Plantation life was made for some one like Mehmud who had already some experience with agricultural labour and practices and the laid back life style of planters with their club life and shikar was almost tailor made for him. He flourished there and in short order was confirmed as an Assistant Manager with his own bungalow and other perquisites. It was during this time that I met up with him in Assam where I had gone on a short holiday in 1964.

I moved to Ahmedabad to study for my MBA in 1965 and Mehmud came down for a week end to meet me while he was on holiday in Bombay with his family. He came primarily to talk to me about his life in Assam and the jam he had got into.

My friend and the hero of this story, had fallen in love with his Scottish boss’s wife, who in turn reciprocated his feelings.

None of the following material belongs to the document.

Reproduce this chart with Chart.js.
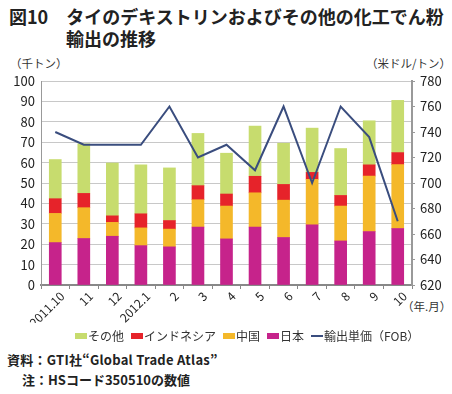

In the tea business such developments cannot be kept secret for long and Mehmud was in fact looking for a way to get out of Assam and move to the South of India where too there were many tea plantations so that his paramour could divorce her husband and join him. Although I did not know anyone in the tea business, I did know some people who lived in the Nilgiris and gave Mehmud some leads so that when he did move he could have some friends of his age group and who would help him settle down.

That was the last I heard from or of Mehmud till three years later when I was back in his home town on a visit and went to the family estate to find out what had happened during the five years that I had been away.

Fatima received me with great affection and grace but gave me the news that was simply devastating.

Mehmud could not relocate to the Nilgiris as he could not get a job there, he was sacked by his Assam employer and his paramour was sent off to Scotland. When Mehmud broached the subject of his returning home and getting the foreign lady to come down and marry him, his parents went apoplectic and would have nothing of that.

Mehmud put a revolver to his head and shot himself and was found dead one morning when he did not come down for morning tea. Seeing him like that his father suffered a stroke and died within a few months and his mother went into deep depression and what I now know as dementia. Farida took me to meet her but she could not recognise me nor talk to me about Mehmud or anything about our old days.

Farida was in the process of winding up all their affairs and moving to her maternal grandfather’s home in Gujarat where she hoped to further pursue her spiritual studies while her mother’s family could provide care for her. She did that and I found out subsequently that they had moved out. That was the last I had anything to with them.

There are many occasions when topics like shikar, camping, cross-country motorcycling, camping etc come up when I remember that dashing and cavalier friend with much nostalgia.